-- start RECORDED INFORMATION --

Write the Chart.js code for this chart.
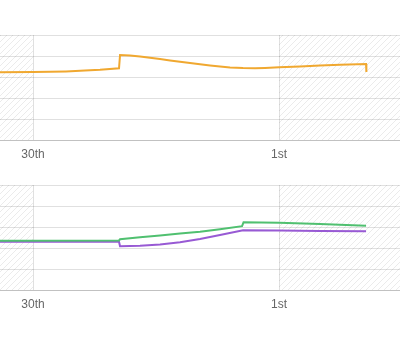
<!DOCTYPE html>
<html>
<head>
<meta charset="utf-8">
<script src="https://cdn.jsdelivr.net/npm/chart.js@4/dist/chart.umd.min.js"></script>
<style>
  html, body { margin: 0; padding: 0; background: #fff; }
  .wrap { position: absolute; left: 0; width: 400px; }
  #top { top: 0; height: 170px; }
  #bottom { top: 170px; height: 150px; }
</style>
</head>
<body>
<div class="wrap" id="top"><canvas id="chartTop"></canvas></div>
<div class="wrap" id="bottom"><canvas id="chartBottom"></canvas></div>
<script>
// x values are hours after the start of the 30th
const tickHours = [0, 24];
const tickLabels = ['30th', '1st'];

const orangeHours = [-3.22, 0, 1.66, 3.22, 5.07, 6.54, 8.39, 8.49, 9.46, 10.44, 11.41, 12.39, 13.37, 14.34,
    15.32, 16.29, 17.27, 18.24, 19.22, 20.49, 21.66, 22.63, 24, 26.05, 28, 29.95, 32.49, 32.52];
const orangeValues = [3.229, 3.238, 3.248, 3.267, 3.305, 3.343, 3.414, 4.048, 4.019, 3.971, 3.914, 3.852, 3.790, 3.724,
    3.662, 3.605, 3.548, 3.500, 3.457, 3.424, 3.419, 3.433, 3.462, 3.505, 3.543, 3.581, 3.619, 3.238];

const greenHours = [-3.22, 8.39, 8.49, 10.44, 12.39, 14.34, 16.29, 18.24, 20.39, 20.54, 24, 28, 32.49];
const greenValues = [2.348, 2.357, 2.414, 2.510, 2.595, 2.686, 2.776, 2.895, 3.038, 3.224, 3.200, 3.143, 3.062];

const purpleHours = [-3.22, 8.39, 8.49, 10.44, 12.39, 14.34, 16.29, 18.24, 20.49, 24, 28, 32.49];
const purpleValues = [2.300, 2.300, 2.081, 2.110, 2.171, 2.271, 2.429, 2.619, 2.843, 2.829, 2.810, 2.795];

function toPoints(xs, ys) {
    return xs.map((x, i) => ({ x, y: ys[i] }));
}

function makeHatch() {
    const c = document.createElement('canvas');
    c.width = 6;
    c.height = 6;
    const g = c.getContext('2d');
    g.strokeStyle = 'rgba(0,0,0,0.08)';
    g.lineWidth = 1;
    g.beginPath();
    g.moveTo(0, 6);
    g.lineTo(6, 0);
    g.moveTo(-1, 1);
    g.lineTo(1, -1);
    g.moveTo(5, 7);
    g.lineTo(7, 5);
    g.stroke();
    return g.createPattern(c, 'repeat');
}

const hatchPlugin = {
    id: 'hatch',
    beforeDraw(chart) {
        const { ctx, chartArea, scales } = chart;
        const x0 = scales.x.getPixelForValue(tickHours[0]);
        const x1 = scales.x.getPixelForValue(tickHours[1]);
        ctx.save();
        ctx.fillStyle = makeHatch();
        ctx.fillRect(chartArea.left, chartArea.top, x0 - chartArea.left, chartArea.bottom - chartArea.top);
        ctx.fillRect(x1, chartArea.top, chartArea.right - x1, chartArea.bottom - chartArea.top);
        ctx.restore();
    },
};

function createLineChart(id, datasets, padTop) {
    new Chart(document.getElementById(id), {
        type: 'line',
        data: { datasets },
        options: {
            responsive: true,
            maintainAspectRatio: false,
            animation: false,
            layout: { padding: { top: padTop, left: 0, right: 0, bottom: 0 } },
            plugins: { legend: { display: false }, tooltip: { enabled: false } },
            elements: {
                point: { radius: 0 },
                line: { borderWidth: 2, tension: 0 },
            },
            scales: {
                x: {
                    type: 'linear',
                    min: -3.22,
                    max: 35.8,
                    afterBuildTicks(scale) {
                        scale.ticks = tickHours.map((v) => ({ value: v }));
                    },
                    afterFit(scale) {
                        scale.height = 30;
                    },
                    grid: { color: 'rgba(0,0,0,0.12)', drawTicks: false },
                    border: { color: 'rgba(0,0,0,0.14)' },
                    ticks: {
                        padding: 7,
                        color: '#666',
                        font: { family: 'Liberation Sans, Arial, sans-serif', size: 12 },
                        maxRotation: 0,
                        callback: (v) => tickLabels[tickHours.indexOf(v)],
                    },
                },
                y: {
                    min: 0,
                    max: 5,
                    ticks: { display: false, stepSize: 1 },
                    grid: { color: 'rgba(0,0,0,0.12)', drawTicks: false },
                    border: { display: false },
                },
            },
        },
        plugins: [hatchPlugin],
    });
}

createLineChart('chartTop', [
    { data: toPoints(orangeHours, orangeValues), borderColor: 'rgb(240,168,48)' },
], 35);

createLineChart('chartBottom', [
    { data: toPoints(greenHours, greenValues), borderColor: 'rgb(80,192,112)' },
    { data: toPoints(purpleHours, purpleValues), borderColor: 'rgb(152,90,212)' },
], 15);
</script>
</body>
</html>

-- end RECORDED INFORMATION --

:: WORK INSTRUCTIONS ::
Write out every line above exactly as it is, leaving out the pictures.

:: COMPLETED EXERCISE ::
Write the Chart.js code for this chart.
<!DOCTYPE html>
<html>
<head>
<meta charset="utf-8">
<script src="https://cdn.jsdelivr.net/npm/chart.js@4/dist/chart.umd.min.js"></script>
<style>
  html, body { margin: 0; padding: 0; background: #fff; }
  .wrap { position: absolute; left: 0; width: 400px; }
  #top { top: 0; height: 170px; }
  #bottom { top: 170px; height: 150px; }
</style>
</head>
<body>
<div class="wrap" id="top"><canvas id="chartTop"></canvas></div>
<div class="wrap" id="bottom"><canvas id="chartBottom"></canvas></div>
<script>
// x values are hours after the start of the 30th
const tickHours = [0, 24];
const tickLabels = ['30th', '1st'];

const orangeHours = [-3.22, 0, 1.66, 3.22, 5.07, 6.54, 8.39, 8.49, 9.46, 10.44, 11.41, 12.39, 13.37, 14.34,
    15.32, 16.29, 17.27, 18.24, 19.22, 20.49, 21.66, 22.63, 24, 26.05, 28, 29.95, 32.49, 32.52];
const orangeValues = [3.229, 3.238, 3.248, 3.267, 3.305, 3.343, 3.414, 4.048, 4.019, 3.971, 3.914, 3.852, 3.790, 3.724,
    3.662, 3.605, 3.548, 3.500, 3.457, 3.424, 3.419, 3.433, 3.462, 3.505, 3.543, 3.581, 3.619, 3.238];

const greenHours = [-3.22, 8.39, 8.49, 10.44, 12.39, 14.34, 16.29, 18.24, 20.39, 20.54, 24, 28, 32.49];
const greenValues = [2.348, 2.357, 2.414, 2.510, 2.595, 2.686, 2.776, 2.895, 3.038, 3.224, 3.200, 3.143, 3.062];

const purpleHours = [-3.22, 8.39, 8.49, 10.44, 12.39, 14.34, 16.29, 18.24, 20.49, 24, 28, 32.49];
const purpleValues = [2.300, 2.300, 2.081, 2.110, 2.171, 2.271, 2.429, 2.619, 2.843, 2.829, 2.810, 2.795];

function toPoints(xs, ys) {
    return xs.map((x, i) => ({ x, y: ys[i] }));
}

function makeHatch() {
    const c = document.createElement('canvas');
    c.width = 6;
    c.height = 6;
    const g = c.getContext('2d');
    g.strokeStyle = 'rgba(0,0,0,0.08)';
    g.lineWidth = 1;
    g.beginPath();
    g.moveTo(0, 6);
    g.lineTo(6, 0);
    g.moveTo(-1, 1);
    g.lineTo(1, -1);
    g.moveTo(5, 7);
    g.lineTo(7, 5);
    g.stroke();
    return g.createPattern(c, 'repeat');
}

const hatchPlugin = {
    id: 'hatch',
    beforeDraw(chart) {
        const { ctx, chartArea, scales } = chart;
        const x0 = scales.x.getPixelForValue(tickHours[0]);
        const x1 = scales.x.getPixelForValue(tickHours[1]);
        ctx.save();
        ctx.fillStyle = makeHatch();
        ctx.fillRect(chartArea.left, chartArea.top, x0 - chartArea.left, chartArea.bottom - chartArea.top);
        ctx.fillRect(x1, chartArea.top, chartArea.right - x1, chartArea.bottom - chartArea.top);
        ctx.restore();
    },
};

function createLineChart(id, datasets, padTop) {
    new Chart(document.getElementById(id), {
        type: 'line',
        data: { datasets },
        options: {
            responsive: true,
            maintainAspectRatio: false,
            animation: false,
            layout: { padding: { top: padTop, left: 0, right: 0, bottom: 0 } },
            plugins: { legend: { display: false }, tooltip: { enabled: false } },
            elements: {
                point: { radius: 0 },
                line: { borderWidth: 2, tension: 0 },
            },
            scales: {
                x: {
                    type: 'linear',
                    min: -3.22,
                    max: 35.8,
                    afterBuildTicks(scale) {
                        scale.ticks = tickHours.map((v) => ({ value: v }));
                    },
                    afterFit(scale) {
                        scale.height = 30;
                    },
                    grid: { color: 'rgba(0,0,0,0.12)', drawTicks: false },
                    border: { color: 'rgba(0,0,0,0.14)' },
                    ticks: {
                        padding: 7,
                        color: '#666',
                        font: { family: 'Liberation Sans, Arial, sans-serif', size: 12 },
                        maxRotation: 0,
                        callback: (v) => tickLabels[tickHours.indexOf(v)],
                    },
                },
                y: {
                    min: 0,
                    max: 5,
                    ticks: { display: false, stepSize: 1 },
                    grid: { color: 'rgba(0,0,0,0.12)', drawTicks: false },
                    border: { display: false },
                },
            },
        },
        plugins: [hatchPlugin],
    });
}

createLineChart('chartTop', [
    { data: toPoints(orangeHours, orangeValues), borderColor: 'rgb(240,168,48)' },
], 35);

createLineChart('chartBottom', [
    { data: toPoints(greenHours, greenValues), borderColor: 'rgb(80,192,112)' },
    { data: toPoints(purpleHours, purpleValues), borderColor: 'rgb(152,90,212)' },
], 15);
</script>
</body>
</html>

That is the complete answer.